- [SHORT EXERCISE]
Set down, exactly as written, the lines from the top of the data to the line that holds "from matplotlib.ticker import", and omit the pictures.

-- begin --

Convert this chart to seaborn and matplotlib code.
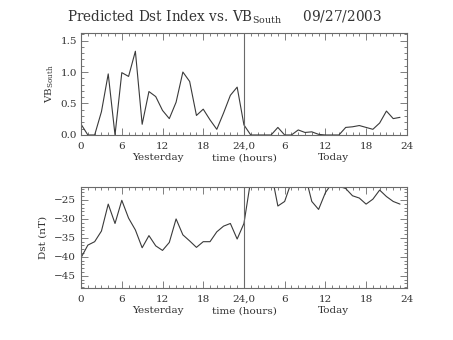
import numpy as np
import pandas as pd
import matplotlib
matplotlib.use("Agg")
import matplotlib.pyplot as plt
import seaborn as sns
from matplotlib.ticker import MultipleLocator, FixedLocator

hours = list(range(48))
vb_south = [0.17, 0.0, 0.0, 0.37, 0.97, 0.0, 0.99, 0.93, 1.33, 0.17, 0.69, 0.61,
            0.39, 0.26, 0.52, 1.00, 0.85, 0.31, 0.41, 0.24, 0.09, 0.35, 0.63, 0.76,
            0.16, 0.0, 0.0, 0.0, 0.0, 0.12, 0.0, 0.0, 0.08, 0.04, 0.05, 0.01,
            0.0, 0.0, 0.0, 0.12, 0.13, 0.15, 0.12, 0.09, 0.19, 0.38, 0.26, 0.28]
dst = [-40.2, -36.9, -36.0, -33.2, -26.1, -31.2, -25.1, -29.8, -32.9, -37.6, -34.4, -37.1,
       -38.3, -36.2, -30.0, -34.2, -35.8, -37.5, -36.0, -36.0, -33.4, -31.9, -31.2, -35.3,
       -31.2, -19.8, -19.0, -18.5, -17.5, -26.6, -25.4, -20.2, -19.0, -18.3, -25.4, -27.5,
       -23.1, -20.5, -21.4, -22.0, -23.9, -24.5, -26.1, -24.8, -22.4, -24.1, -25.4, -26.1]
xtick_pos = [0, 6, 12, 18, 24, 30, 36, 42, 48]
xtick_labels = ["0", "6", "12", "18", "24,0", "6", "12", "18", "24"]
title_text = "Predicted Dst Index vs. VB$_{\\mathrm{South}}$     09/27/2003"

df = pd.DataFrame({"hour": hours, "vb": vb_south, "dst": dst})

sns.set_theme(style="ticks")
plt.rcParams["font.family"] = ["DejaVu Serif"]
plt.rcParams["mathtext.fontset"] = "dejavuserif"

AX_C = "#6a6a6a"
LINE_C = "#3a3a3a"
TXT_C = "#333333"

fig = plt.figure(figsize=(4.53, 3.40), dpi=100)
ax1 = fig.add_axes([0.179, 0.603, 0.719, 0.300])
ax2 = fig.add_axes([0.179, 0.153, 0.719, 0.298])

sns.lineplot(data=df, x="hour", y="vb", ax=ax1, color=LINE_C, linewidth=0.8)
sns.lineplot(data=df, x="hour", y="dst", ax=ax2, color=LINE_C, linewidth=0.8)

ax1.set_ylim(0, 1.62)
ax1.yaxis.set_major_locator(FixedLocator([0, 0.5, 1.0, 1.5]))
ax1.yaxis.set_minor_locator(MultipleLocator(0.1))
ax1.set_yticklabels(["0.0", "0.5", "1.0", "1.5"])
ax2.set_ylim(-48.2, -21.5)
ax2.yaxis.set_major_locator(FixedLocator([-45, -40, -35, -30, -25]))
ax2.yaxis.set_minor_locator(MultipleLocator(1))

for ax in (ax1, ax2):
    ax.set_xlim(0, 48)
    ax.set_xticks(xtick_pos)
    ax.set_xticklabels(xtick_labels)
    ax.xaxis.set_minor_locator(MultipleLocator(1))
    ax.axvline(24, color=AX_C, linewidth=0.8)
    for s in ax.spines.values():
        s.set_visible(True)
        s.set_color(AX_C)
        s.set_linewidth(0.8)
    ax.tick_params(which="both", direction="in", top=True, right=True,
                   color=AX_C, width=0.6, labelsize=7.5, labelcolor=TXT_C)
    ax.tick_params(axis="x", pad=5)
    ax.tick_params(which="major", length=5)
    ax.tick_params(which="minor", length=2.5)
    ax.set_xlabel("")
    ax.text(0.236, -0.225, "Yesterday", transform=ax.transAxes, ha="center",
            va="center", fontsize=7.5, color=TXT_C)
    ax.text(0.5, -0.225, "time (hours)", transform=ax.transAxes, ha="center",
            va="center", fontsize=7.5, color=TXT_C)
    ax.text(0.775, -0.225, "Today", transform=ax.transAxes, ha="center",
            va="center", fontsize=7.5, color=TXT_C)

ax1.tick_params(axis="y", pad=3)
ax2.tick_params(axis="y", pad=4)
ax1.set_ylabel("VB$_{\\mathrm{South}}$", fontsize=7.5, color=TXT_C, labelpad=3)
ax2.set_ylabel("Dst (nT)", fontsize=7.5, color=TXT_C, labelpad=4)
ax1.text(0.44, 1.07, title_text, transform=ax1.transAxes, ha="center",
         va="bottom", fontsize=9.8, color=TXT_C)

fig.savefig("out.png", dpi=100, facecolor="white")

-- end --

- [WRITTEN SOLUTION]
Convert this chart to seaborn and matplotlib code.
import numpy as np
import pandas as pd
import matplotlib
matplotlib.use("Agg")
import matplotlib.pyplot as plt
import seaborn as sns
from matplotlib.ticker import MultipleLocator, FixedLocator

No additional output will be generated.